Parwen, 33 anos, viajou 3 horas para dar à luz o filho no Hospital Regional Mazar-i-Sharif. Vive no distrito de Chahar Kint e percorreu o caminho grávida, com o filho de 7 anos, Shafiqullah, que também necessitava de receber tratamento. Há já dois meses que vivia com febre e tremores corporais constantes.

“O nosso distrito fica longe da cidade de Mazar-i-Sharif, e demoramos cerca de 3 horas para lá chegar, devido ao mau estado do piso das estradas.

O meu filho teve febre e o corpo a tremer durante dois meses. As pernas dele já estavam a ficar fracas. Não o levámos logo ao médico, porque vivemos nas montanhas e não tínhamos dinheiro para o levar até ao hospital. Também não conseguíamos encontrar um carro para trazê-lo.

Quando o levámos à clínica mais próxima, deram-lhe medicamentos, mas não melhorou. Eu também estava com dores de parto e disseram-me para voltar quatro horas depois para dar à luz.

Mesmo essa clínica fica muito longe de nós: viajámos até lá de burro, o que demorou 3 horas.

Como se estava a aproximar a data do parto e eu não tinha ninguém para me apoiar, vim para casa da minha mãe na cidade de Mazar-i-Sharif e trouxe o meu filho doente, para também receber tratamento.”

Rahima, 20 anos

Rahima vive no distrito de Faiz Abad, na província de Jawzjan, e também viajou três horas para conseguir chegar ao Hospital Regional Mazar-i-Sharif. O filho, Ahmad Khalid, tem 5 meses e enfrenta desnutrição desde o nascimento. Está agora a receber tratamento na UTIN do hospital, onde a MSF presta apoio, mas o estado de Ahmad continua a piorar a cada dia que passa.

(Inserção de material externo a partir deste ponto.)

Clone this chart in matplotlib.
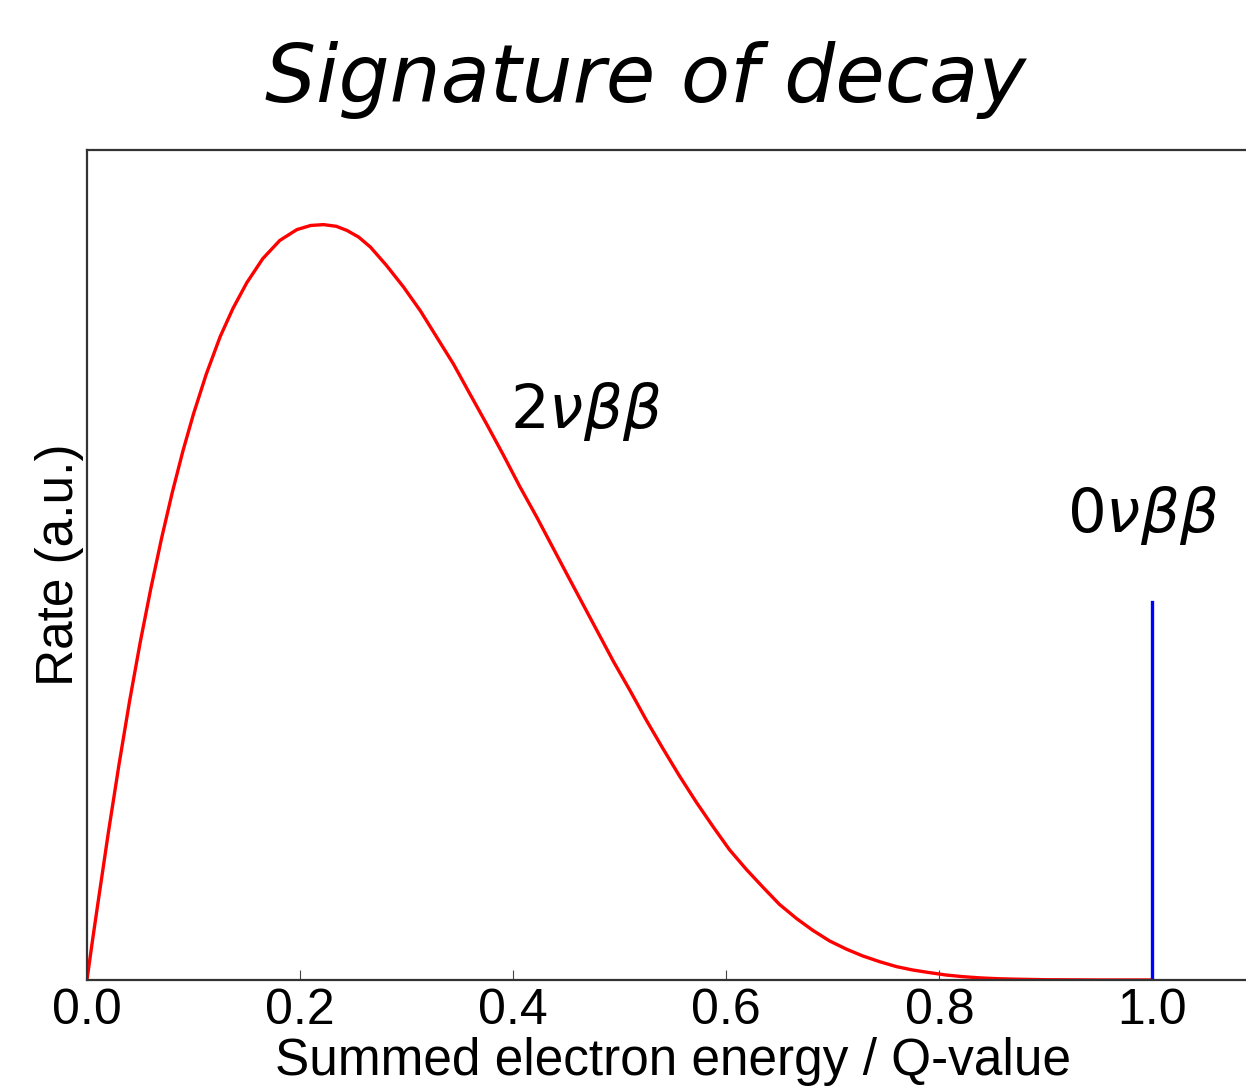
import matplotlib
matplotlib.use("Agg")
import matplotlib.pyplot as plt

# ---------------------------------------------------------------------------
# Dane
# ---------------------------------------------------------------------------
energy = [0.000, 0.005, 0.010, 0.020, 0.030, 0.040, 0.050, 0.060, 0.070,
          0.080, 0.090, 0.100, 0.112, 0.125, 0.137, 0.150, 0.165, 0.181,
          0.197, 0.210, 0.222, 0.234, 0.244, 0.255, 0.266, 0.281, 0.297,
          0.313, 0.328, 0.344, 0.359, 0.375, 0.391, 0.406, 0.422, 0.436,
          0.450, 0.472, 0.494, 0.510, 0.525, 0.540, 0.556, 0.572, 0.588,
          0.603, 0.619, 0.635, 0.650, 0.666, 0.681, 0.697, 0.713, 0.728,
          0.744, 0.760, 0.775, 0.790, 0.806, 0.822, 0.838, 0.855, 0.870,
          0.900, 0.950, 1.000]
rate_2nu = [0.000, 0.046, 0.090, 0.177, 0.259, 0.336, 0.407, 0.472, 0.532,
            0.587, 0.637, 0.682, 0.730, 0.775, 0.809, 0.840, 0.869, 0.891,
            0.904, 0.909, 0.910, 0.908, 0.903, 0.895, 0.883, 0.861, 0.835,
            0.806, 0.775, 0.742, 0.707, 0.670, 0.632, 0.595, 0.558, 0.524,
            0.490, 0.437, 0.384, 0.348, 0.313, 0.280, 0.246, 0.214, 0.184,
            0.157, 0.133, 0.111, 0.091, 0.074, 0.060, 0.047, 0.037, 0.029,
            0.022, 0.016, 0.012, 0.009, 0.006, 0.004, 0.0025, 0.0015, 0.001,
            0.0003, 0.000, 0.000]

peak_0nu_x = 1.0
peak_0nu_h = 0.455

xticks = [0.0, 0.2, 0.4, 0.6, 0.8, 1.0]

plt.rcParams.update({
    "font.family": "Liberation Sans",
    "mathtext.fontset": "dejavusans",
})

fig = plt.figure(figsize=(12.46, 10.88), dpi=100)
ax = fig.add_axes([0.0698, 0.0993, 0.9406, 0.7629])

ax.plot(energy, rate_2nu, color="red", linewidth=2.4, solid_joinstyle="round")
ax.plot([peak_0nu_x, peak_0nu_x], [0, peak_0nu_h], color="blue", linewidth=2.4)

ax.text(0.397, 0.665, r"$2\nu\beta\beta$", fontsize=44, color="black")
ax.text(0.920, 0.540, r"$0\nu\beta\beta$", fontsize=44, color="black")

ax.set_xlim(0, 1.1)
ax.set_ylim(0, 1)
ax.set_xticks(xticks)
ax.set_xticklabels([f"{t:.1f}" for t in xticks])
ax.set_yticks([])
ax.tick_params(axis="x", direction="in", length=7, width=0.8,
               labelsize=36, pad=6, colors="#444444", labelcolor="black")

for sp in ax.spines.values():
    sp.set_linewidth(1.6)
    sp.set_color("#333333")

ax.set_xlabel("Summed electron energy / Q-value", fontsize=37, labelpad=2)
ax.set_ylabel("Rate (a.u.)", fontsize=37, labelpad=2)

fig.text(0.518, 1 - 102 / 1088, "Signature of decay", family="DejaVu Sans",
         style="italic", fontsize=58, ha="center", va="baseline")

fig.savefig("out.png", dpi=100)
print("Zapisano: out.png")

“Viemos de Haider Abad, uma aldeia no distrito de Faiz Abad, na província de Jawzjan. Demorámos cerca de três horas para chegar até aqui.

O meu filho já está doente há muito tempo. No início, quando adoeceu, levámo-lo a uma clínica no distrito vizinho de Faiz Abad. Ficou lá internado, mas não melhorou e levámo-lo para outro sítio.

Esteve em Sheberghan [capital da província de Jawzjan] e em Cabul a receber tratamento. O médico de Cabul disse-nos que estava desnutrido e que precisava mesmo de ser internado num hospital.

Então, decidimos trazê-lo de volta à clínica inicial, onde esteve 45 dias a receber tratamento na ala de desnutrição. Depois, contraiu sarampo e o médico da clínica encaminhou-nos para o Hospital Provincial de Sheberghan.

A condição dele só se deteriorava, e era incapaz de respirar normalmente, então decidimos finalmente trazê-lo para o Hospital Regional Mazar-i-Sharif.

Estamos aqui desde ontem, e o médico diz que o estado dele não é nada bom. Está constantemente a receber oxigénio, caso contrário a pele dele começa a ficar mais escura.

Está muito doente. Há cinco meses que começamos a levá-lo a clínicas diferentes, mas não mostra sinais de melhoria."